▼
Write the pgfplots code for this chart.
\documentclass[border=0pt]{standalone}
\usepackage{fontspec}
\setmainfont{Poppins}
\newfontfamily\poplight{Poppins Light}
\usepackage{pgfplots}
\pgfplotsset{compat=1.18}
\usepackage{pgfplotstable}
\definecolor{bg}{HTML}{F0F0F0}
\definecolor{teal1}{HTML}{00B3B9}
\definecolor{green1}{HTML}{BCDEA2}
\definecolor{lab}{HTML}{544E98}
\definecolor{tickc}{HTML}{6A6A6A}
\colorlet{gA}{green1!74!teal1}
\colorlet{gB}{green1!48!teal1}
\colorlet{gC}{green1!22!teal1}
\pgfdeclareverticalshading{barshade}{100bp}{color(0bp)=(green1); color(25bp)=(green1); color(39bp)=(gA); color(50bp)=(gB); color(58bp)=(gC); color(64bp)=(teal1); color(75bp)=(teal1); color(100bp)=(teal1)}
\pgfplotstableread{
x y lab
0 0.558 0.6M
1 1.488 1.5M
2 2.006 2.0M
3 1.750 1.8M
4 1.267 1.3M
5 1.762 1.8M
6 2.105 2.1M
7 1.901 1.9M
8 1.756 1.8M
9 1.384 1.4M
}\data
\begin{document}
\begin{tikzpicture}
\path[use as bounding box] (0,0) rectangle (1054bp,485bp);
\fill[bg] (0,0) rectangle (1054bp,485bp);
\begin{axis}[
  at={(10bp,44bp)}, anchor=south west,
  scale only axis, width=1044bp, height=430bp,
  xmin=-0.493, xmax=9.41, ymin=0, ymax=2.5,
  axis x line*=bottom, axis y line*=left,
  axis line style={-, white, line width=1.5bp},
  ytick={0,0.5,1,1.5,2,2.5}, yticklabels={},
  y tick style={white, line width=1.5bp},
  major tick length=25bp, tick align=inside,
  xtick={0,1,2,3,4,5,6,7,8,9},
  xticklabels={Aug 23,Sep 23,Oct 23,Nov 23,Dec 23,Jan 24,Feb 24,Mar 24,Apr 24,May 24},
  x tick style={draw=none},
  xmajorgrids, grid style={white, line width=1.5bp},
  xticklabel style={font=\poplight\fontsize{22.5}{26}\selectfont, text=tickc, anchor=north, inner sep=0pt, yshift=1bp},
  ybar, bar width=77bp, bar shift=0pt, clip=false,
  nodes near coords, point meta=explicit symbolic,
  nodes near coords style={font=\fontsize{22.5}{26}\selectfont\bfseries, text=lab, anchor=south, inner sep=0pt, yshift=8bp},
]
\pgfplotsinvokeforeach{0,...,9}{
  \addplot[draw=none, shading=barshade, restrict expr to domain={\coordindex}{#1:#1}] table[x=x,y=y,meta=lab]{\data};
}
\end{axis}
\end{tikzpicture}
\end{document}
▲
# [AIM OF THE TASK]
Give back each line above precisely as it stands.

# [OUTPUT BELOW]
Write the pgfplots code for this chart.
\documentclass[border=0pt]{standalone}
\usepackage{fontspec}
\setmainfont{Poppins}
\newfontfamily\poplight{Poppins Light}
\usepackage{pgfplots}
\pgfplotsset{compat=1.18}
\usepackage{pgfplotstable}
\definecolor{bg}{HTML}{F0F0F0}
\definecolor{teal1}{HTML}{00B3B9}
\definecolor{green1}{HTML}{BCDEA2}
\definecolor{lab}{HTML}{544E98}
\definecolor{tickc}{HTML}{6A6A6A}
\colorlet{gA}{green1!74!teal1}
\colorlet{gB}{green1!48!teal1}
\colorlet{gC}{green1!22!teal1}
\pgfdeclareverticalshading{barshade}{100bp}{color(0bp)=(green1); color(25bp)=(green1); color(39bp)=(gA); color(50bp)=(gB); color(58bp)=(gC); color(64bp)=(teal1); color(75bp)=(teal1); color(100bp)=(teal1)}
\pgfplotstableread{
x y lab
0 0.558 0.6M
1 1.488 1.5M
2 2.006 2.0M
3 1.750 1.8M
4 1.267 1.3M
5 1.762 1.8M
6 2.105 2.1M
7 1.901 1.9M
8 1.756 1.8M
9 1.384 1.4M
}\data
\begin{document}
\begin{tikzpicture}
\path[use as bounding box] (0,0) rectangle (1054bp,485bp);
\fill[bg] (0,0) rectangle (1054bp,485bp);
\begin{axis}[
  at={(10bp,44bp)}, anchor=south west,
  scale only axis, width=1044bp, height=430bp,
  xmin=-0.493, xmax=9.41, ymin=0, ymax=2.5,
  axis x line*=bottom, axis y line*=left,
  axis line style={-, white, line width=1.5bp},
  ytick={0,0.5,1,1.5,2,2.5}, yticklabels={},
  y tick style={white, line width=1.5bp},
  major tick length=25bp, tick align=inside,
  xtick={0,1,2,3,4,5,6,7,8,9},
  xticklabels={Aug 23,Sep 23,Oct 23,Nov 23,Dec 23,Jan 24,Feb 24,Mar 24,Apr 24,May 24},
  x tick style={draw=none},
  xmajorgrids, grid style={white, line width=1.5bp},
  xticklabel style={font=\poplight\fontsize{22.5}{26}\selectfont, text=tickc, anchor=north, inner sep=0pt, yshift=1bp},
  ybar, bar width=77bp, bar shift=0pt, clip=false,
  nodes near coords, point meta=explicit symbolic,
  nodes near coords style={font=\fontsize{22.5}{26}\selectfont\bfseries, text=lab, anchor=south, inner sep=0pt, yshift=8bp},
]
\pgfplotsinvokeforeach{0,...,9}{
  \addplot[draw=none, shading=barshade, restrict expr to domain={\coordindex}{#1:#1}] table[x=x,y=y,meta=lab]{\data};
}
\end{axis}
\end{tikzpicture}
\end{document}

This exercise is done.